У них жила неопределенного возраста черепаха, привезенная им несколько лет назад из поездки в Ленинград; она спокойно могла передвигаться по всей квартире, включая кухню, но предпочитала жить в полумраке кабинета, в стенах, уставленных с пола до потолка книжными стеллажами без стекол и потому, заходя в кабинет, принято было смотреть под ноги; медленная флегматичность черепахи благотворно влияла на дядюшку, и был он основательно к ней привязан.
Тетушка Лиз принималась хлопотать на кухне, на ходу выдумывая, чем бы меня накормить, ибо знала, что моя мать готовить не любила и не умела, отчего мы с отцом часто питались всухомятку, а дядюшка, оставив меня в кабинете, выходил в аптеку, через дорогу от дома, и приносил мне плитку гематогена, который я обожал. Редко поиски черепахи приводили к успеху, и я садился на жесткий диван, под гобеленом с пасущимися лошадьми, вперив взгляд в угол комнаты, где у батареи под не доходившими до пола шторами стояло ее блюдце с молоком, но иногда ждать приходилось долго. И вот она появлялась и медленно двигалась в сторону блюдца — комочек нежной плоти, заключенный в грубые морщины старческой кожи и броню древности, сердце и дом в одном едином существе, долго утоляла жажду свежим, жирным молоком, и я ждал, выполняя уговор, по которому обязался не трогать ее за едой, потом брал ее, тяжелую и твердую, но чтобы с ней не делал, держал ли в воздухе, переворачивал ли на спину, сажал на поверхность раскрытой ладони, ее лапки, выступавшие из догмы панциря, неустанно и целеустремленно куда-то шли.

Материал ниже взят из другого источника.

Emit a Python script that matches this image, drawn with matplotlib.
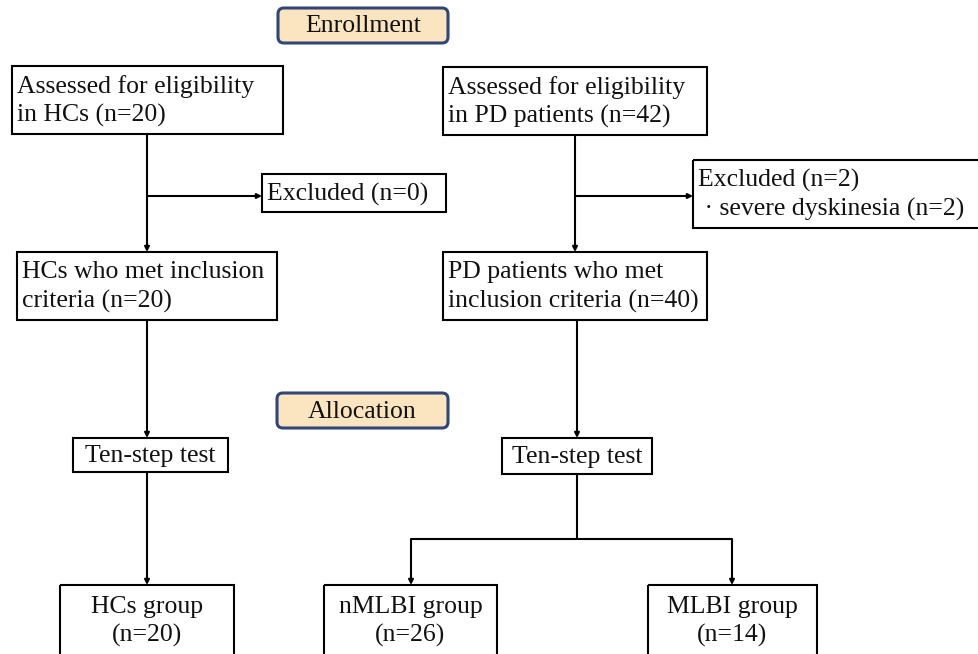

Тетушка Лиз отменно готовила и добивалась от тушеной конины мягкости телятины; я мог бы узнать тетушку в темноте по исходившему от нее запаху специй, по запаху корицы и гвоздики — так пах ее суп с клецками и вываренные для консервирования подберезовики и свинушки, или по запаху ванили, когда она варила крем и делала коржи для торта, желая меня побаловать.
Вечерами после ужина она садилась в большой комнате ткать очередной гобелен, а мы с дядюшкой здесь же, растянувшись на полу, раскладывали сложенную вчетверо большую картонку, на которой он нарисовал, составил цветную игру с направлениями, разбитыми на короткие отрезки, оцифрованными кружочками; и были в игре нарисованные замок и тюрьма, клад и пропасть, были кружочки, попадая на которые приходилось возвращаться на несколько отрезков назад, был колодец, и была пустыня, и мы бросали костяшки черных кубиков, на плоскостях которых белели вороночки — от одной до шести; я помнил, как он с напускной хитрецой, по-доброму смотрел на меня, когда ему выпадало шесть, как он, поковырявшись мизинцем в ухе, извлекал на кончике ногтя немного серы и раздумчиво говорил, что Земля исторгает из недр своих серу посредством вулкана, а голова посредством уха.
Мне было хорошо у них, но лишь через несколько лет я испытал, наверное, наибольшее удовольствие в жизни от знакомства с дядюшкиной библиотекой, от необъятного мира мысли, сопоставимого разве что с миром ясного, ночного звездного неба с той разницей, что один мир дарил бесконечность холода и тоски, а другой — бесконечность тепла и радости; и здесь же я доподлинно узнал, что залежи великих знаний неотделимы от залежей вечной пыли.
Тетушка Лиз благочестиво молилась на ночь; вера ее была не напускной, духовность словно материализовалась в ней физическим присутствием, данностью органа, молилась тихо, стесняясь, избегая даже близких людей; редко истинно верующие люди бывали столь ненавязчивы. Утром тетушка Лиз варила мне манную кашу, усаживала завтракать, добавляя в тарелку с кашей ложку черносмородинного варенья, и я съедал ее, оставляя немного на дне, и шел в кабинет, к блюдцу у батареи, чтобы поделиться с черепахой. В воскресенье вечером приходила мать, и я сразу чувствовал ее строгое присутствие, ее переполненность болезнями чужих детей, они с тетушкой Лиз недолго разговаривали, а потом мы с матерью уходили, и я, пребывая в смятении, вызванном тем, что был непростительно здоров, шел, глядя на дома, которые всегда расплывались у меня в глазах, начиная с окон.